Given request: Check every line of the entries that follow, and copy the ones containing "this".

Dataset extract:
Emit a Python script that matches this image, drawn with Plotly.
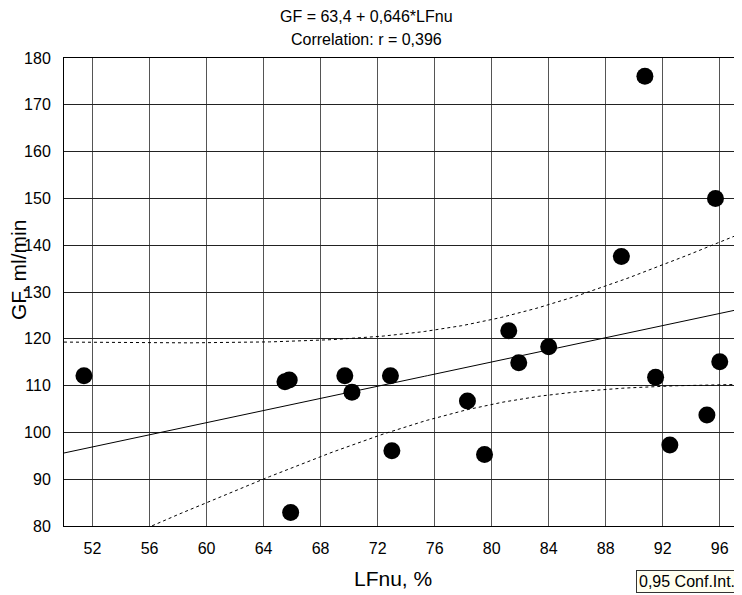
import numpy as np
import plotly.graph_objects as go

# Data
lfnu = [51.4, 65.5, 65.8, 65.9, 69.7, 70.2, 72.9, 73.0, 78.3, 79.5,
        81.2, 81.9, 84.0, 89.1, 90.75, 91.5, 92.5, 95.1, 95.7, 96.0]
gf = [112.1, 110.8, 111.2, 82.9, 112.1, 108.6, 112.1, 96.1, 106.7, 95.3,
      121.7, 114.9, 118.3, 137.6, 176.1, 111.8, 97.3, 103.7, 150.0, 115.1]
x_ticks = [52, 56, 60, 64, 68, 72, 76, 80, 84, 88, 92, 96]
y_ticks = [80, 90, 100, 110, 120, 130, 140, 150, 160, 170, 180]
title_lines = ["GF = 63,4 + 0,646*LFnu", "Correlation: r = 0,396"]
x_label = "LFnu, %"
y_label = "GF, ml/min"
legend_text = "0,95 Conf.Int."
t_crit = 2.101  # t(0.975, 18)

x = np.array(lfnu)
y = np.array(gf)
n = len(x)
b1, b0 = np.polyfit(x, y, 1)
resid = y - (b0 + b1 * x)
s = np.sqrt(np.sum(resid ** 2) / (n - 2))
sxx = np.sum((x - x.mean()) ** 2)
xs = np.linspace(50, 97, 200)
fit = b0 + b1 * xs
half = t_crit * s * np.sqrt(1 / n + (xs - x.mean()) ** 2 / sxx)

FONT = "Liberation Sans, Arial, sans-serif"
fig = go.Figure()
fig.add_trace(go.Scatter(x=xs, y=fit + half, mode="lines",
                         line=dict(color="black", width=1, dash="dot"), hoverinfo="skip"))
fig.add_trace(go.Scatter(x=xs, y=fit - half, mode="lines",
                         line=dict(color="black", width=1, dash="dot"), hoverinfo="skip"))
fig.add_trace(go.Scatter(x=xs, y=fit, mode="lines",
                         line=dict(color="black", width=1), hoverinfo="skip"))
fig.add_trace(go.Scatter(x=lfnu, y=gf, mode="markers",
                         marker=dict(color="black", size=17)))

fig.update_layout(
    width=734, height=587,
    margin=dict(l=56, r=8, t=50, b=69),
    paper_bgcolor="white", plot_bgcolor="white",
    showlegend=False,
    font=dict(family=FONT, size=16, color="black"),
)
fig.update_xaxes(range=[50, 97], tickvals=x_ticks, showgrid=True, gridcolor="#555555",
                 gridwidth=1, showline=True, linecolor="black", linewidth=1, mirror=True,
                 ticks="", zeroline=False, ticklabelstandoff=8,
                 tickfont=dict(size=16))
fig.update_yaxes(range=[80, 180], tickvals=y_ticks, showgrid=True, gridcolor="#222222",
                 gridwidth=1, showline=True, linecolor="black", linewidth=1, mirror=True,
                 ticks="", zeroline=False, ticklabelstandoff=9,
                 tickfont=dict(size=16))

title_x = (366 - 64) / 670
fig.add_annotation(text=title_lines[0], xref="paper", yref="paper", x=title_x, y=1,
                   yshift=42, showarrow=False, font=dict(size=16), yanchor="middle")
fig.add_annotation(text=title_lines[1], xref="paper", yref="paper", x=title_x, y=1,
                   yshift=19, showarrow=False, font=dict(size=16), yanchor="middle")
fig.add_annotation(text=x_label, xref="paper", yref="paper", x=0.491, y=0,
                   yshift=-52, showarrow=False, font=dict(size=21), yanchor="middle")
fig.add_annotation(text=y_label, xref="paper", yref="paper", x=0, y=0.547,
                   xshift=-46, showarrow=False, font=dict(size=21),
                   textangle=-90, xanchor="center", yanchor="middle")
fig.add_annotation(text=legend_text, xref="paper", yref="paper", x=1, y=0,
                   xshift=4, yshift=-55, showarrow=False, font=dict(size=16),
                   xanchor="right", yanchor="middle", bgcolor="#FFFFF0",
                   bordercolor="#333333", borderwidth=1, borderpad=2)

fig.write_html("out.html")
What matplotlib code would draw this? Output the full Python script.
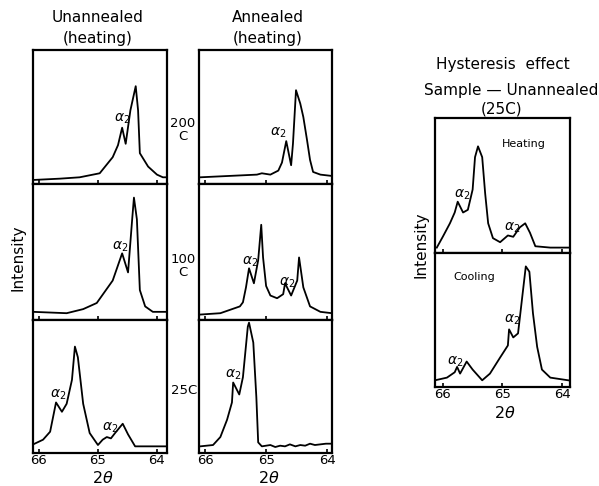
import matplotlib
matplotlib.use("Agg")
import matplotlib.pyplot as plt

W, H = 599, 486

# 2-theta (deg) and relative intensity
ua200_t = [66.10, 65.64, 65.31, 64.97, 64.75, 64.66, 64.59, 64.53, 64.45, 64.36, 64.32, 64.29, 64.15, 64.00, 63.90, 63.83]
ua200_i = [0.03, 0.04, 0.05, 0.08, 0.20, 0.29, 0.42, 0.30, 0.55, 0.73, 0.55, 0.23, 0.13, 0.07, 0.05, 0.05]

ua100_t = [66.10, 65.53, 65.25, 65.02, 64.75, 64.59, 64.49, 64.42, 64.39, 64.34, 64.29, 64.20, 64.07, 63.83]
ua100_i = [0.06, 0.05, 0.08, 0.125, 0.29, 0.49, 0.35, 0.74, 0.90, 0.74, 0.22, 0.10, 0.06, 0.06]

ua25_t = [66.12, 65.93, 65.81, 65.71, 65.61, 65.53, 65.44, 65.39, 65.34, 65.25, 65.14, 65.00, 64.92,
          64.85, 64.78, 64.71, 64.58, 64.49, 64.37, 64.17, 63.83]
ua25_i = [0.06, 0.10, 0.16, 0.38, 0.31, 0.37, 0.55, 0.80, 0.72, 0.37, 0.15, 0.06, 0.10,
          0.12, 0.11, 0.15, 0.22, 0.14, 0.05, 0.05, 0.05]

an200_t = [66.08, 65.15, 65.07, 64.93, 64.80, 64.74, 64.67, 64.59, 64.56, 64.51, 64.44, 64.39, 64.33, 64.28, 64.23, 64.11, 63.92]
an200_i = [0.05, 0.07, 0.08, 0.07, 0.10, 0.16, 0.32, 0.14, 0.30, 0.70, 0.60, 0.50, 0.33, 0.18, 0.09, 0.07, 0.06]

an100_t = [66.08, 65.75, 65.43, 65.38, 65.33, 65.28, 65.20, 65.13, 65.08, 65.05, 65.00, 64.93, 64.82,
           64.72, 64.69, 64.59, 64.49, 64.46, 64.39, 64.28, 64.11, 63.92]
an100_i = [0.04, 0.05, 0.10, 0.13, 0.24, 0.38, 0.27, 0.44, 0.70, 0.46, 0.25, 0.18, 0.16,
           0.19, 0.27, 0.18, 0.29, 0.46, 0.24, 0.10, 0.06, 0.05]

an25_t = [66.08, 65.87, 65.75, 65.64, 65.56, 65.54, 65.44, 65.38, 65.30, 65.28, 65.21, 65.16, 65.13,
          65.07, 64.93, 64.85, 64.77, 64.69, 64.61, 64.52, 64.44, 64.36, 64.28, 64.20, 64.11, 64.02, 63.92]
an25_i = [0.05, 0.06, 0.12, 0.25, 0.38, 0.53, 0.44, 0.57, 0.95, 0.98, 0.83, 0.42, 0.08,
          0.05, 0.06, 0.045, 0.055, 0.05, 0.065, 0.05, 0.06, 0.055, 0.07, 0.06, 0.065, 0.07, 0.07]

heat_t = [66.10, 66.00, 65.88, 65.80, 65.75, 65.66, 65.58, 65.50, 65.46, 65.41, 65.34, 65.29, 65.24,
          65.16, 65.04, 64.91, 64.82, 64.71, 64.62, 64.54, 64.45, 64.20, 63.90]
heat_i = [0.04, 0.12, 0.22, 0.30, 0.38, 0.30, 0.32, 0.47, 0.71, 0.79, 0.71, 0.44, 0.22,
          0.11, 0.08, 0.13, 0.12, 0.19, 0.22, 0.15, 0.05, 0.04, 0.04]

cool_t = [66.13, 65.93, 65.80, 65.76, 65.71, 65.60, 65.50, 65.34, 65.21, 65.04, 64.91, 64.89, 64.82,
          64.74, 64.67, 64.61, 64.55, 64.49, 64.42, 64.34, 64.20, 63.90]
cool_i = [0.05, 0.07, 0.11, 0.15, 0.10, 0.19, 0.13, 0.05, 0.10, 0.22, 0.31, 0.43, 0.37,
          0.40, 0.67, 0.90, 0.86, 0.55, 0.30, 0.13, 0.07, 0.05]

xticks = [66, 65, 64]
temps = ["200\nC", "100\nC", "25C"]

# alpha-2 label spots (2theta, intensity) per panel
a2_ua = [[(64.59, 0.49)], [(64.63, 0.54)], [(65.68, 0.44), (64.80, 0.19)]]
a2_an = [[(64.80, 0.38)], [(65.26, 0.43), (64.66, 0.27)], [(65.54, 0.59)]]
a2_heat = [(65.68, 0.43), (64.84, 0.19)]
a2_cool = [(64.84, 0.50), (65.80, 0.19)]


def px(x, y):
    return x / W, 1 - y / H


def make_ax(fig, x0, y0, x1, y1, xlim, labels):
    ax = fig.add_axes([x0 / W, 1 - y1 / H, (x1 - x0) / W, (y1 - y0) / H])
    ax.set_xlim(*xlim)
    ax.set_ylim(0, 1)
    ax.set_yticks([])
    ax.set_xticks(xticks)
    ax.tick_params(axis="x", direction="in", length=3, width=1.2, pad=1, labelsize=9.5,
                   labelbottom=labels)
    for s in ax.spines.values():
        s.set_linewidth(1.6)
    return ax


def put_a2(ax, spots):
    for t, i in spots:
        ax.text(t, i, r"$\alpha_2$", fontsize=10, ha="center", va="center")


fig = plt.figure(figsize=(W / 100, H / 100), dpi=100)

rows = [(50, 184), (184, 320), (320, 453)]
ua = [(ua200_t, ua200_i), (ua100_t, ua100_i), (ua25_t, ua25_i)]
an = [(an200_t, an200_i), (an100_t, an100_i), (an25_t, an25_i)]

for r, (y0, y1) in enumerate(rows):
    last = r == 2
    ax = make_ax(fig, 33, y0, 167, y1, (66.10, 63.83), last)
    ax.plot(ua[r][0], ua[r][1], color="black", lw=1.3)
    put_a2(ax, a2_ua[r])

    ax = make_ax(fig, 199, y0, 332, y1, (66.10, 63.92), last)
    ax.plot(an[r][0], an[r][1], color="black", lw=1.3)
    put_a2(ax, a2_an[r])

# temperature labels between the columns
fig.text(*px(183, 130), temps[0], fontsize=9.5, ha="center", va="center", linespacing=1.0)
fig.text(*px(183, 266), temps[1], fontsize=9.5, ha="center", va="center", linespacing=1.0)
fig.text(*px(184, 391), temps[2], fontsize=9.5, ha="center", va="center")

fig.text(*px(98, 18), "Unannealed", fontsize=11, ha="center", va="center")
fig.text(*px(98, 38), "(heating)", fontsize=11, ha="center", va="center")
fig.text(*px(268, 18), "Annealed", fontsize=11, ha="center", va="center")
fig.text(*px(268, 38), "(heating)", fontsize=11, ha="center", va="center")
fig.text(*px(18, 258), "Intensity", fontsize=11, ha="center", va="center", rotation=90)
fig.text(*px(103, 486), r"$2\theta$", fontsize=11.5, ha="center", va="bottom")
fig.text(*px(269, 486), r"$2\theta$", fontsize=11.5, ha="center", va="bottom")

# hysteresis panels
ax = make_ax(fig, 435, 118, 570, 253, (66.13, 63.87), False)
ax.plot(heat_t, heat_i, color="black", lw=1.3)
put_a2(ax, a2_heat)
ax.text(64.65, 0.81, "Heating", fontsize=8, ha="center", va="center")

ax = make_ax(fig, 435, 253, 570, 387, (66.13, 63.87), True)
ax.plot(cool_t, cool_i, color="black", lw=1.3)
put_a2(ax, a2_cool)
ax.text(65.48, 0.82, "Cooling", fontsize=8, ha="center", va="center")

fig.text(*px(503, 64), "Hysteresis  effect", fontsize=11, ha="center", va="center")
fig.text(*px(511, 91), "Sample \u2014 Unannealed", fontsize=11, ha="center", va="center")
fig.text(*px(502, 109), "(25C)", fontsize=11, ha="center", va="center")
fig.text(*px(421, 245), "Intensity", fontsize=11, ha="center", va="center", rotation=90)
fig.text(*px(505, 413), r"$2\theta$", fontsize=11.5, ha="center", va="center")

fig.savefig("out.png", dpi=100)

Output of the exercise:
Emit a Python script that matches this image, drawn with Plotly.
What matplotlib code would draw this? Output the full Python script.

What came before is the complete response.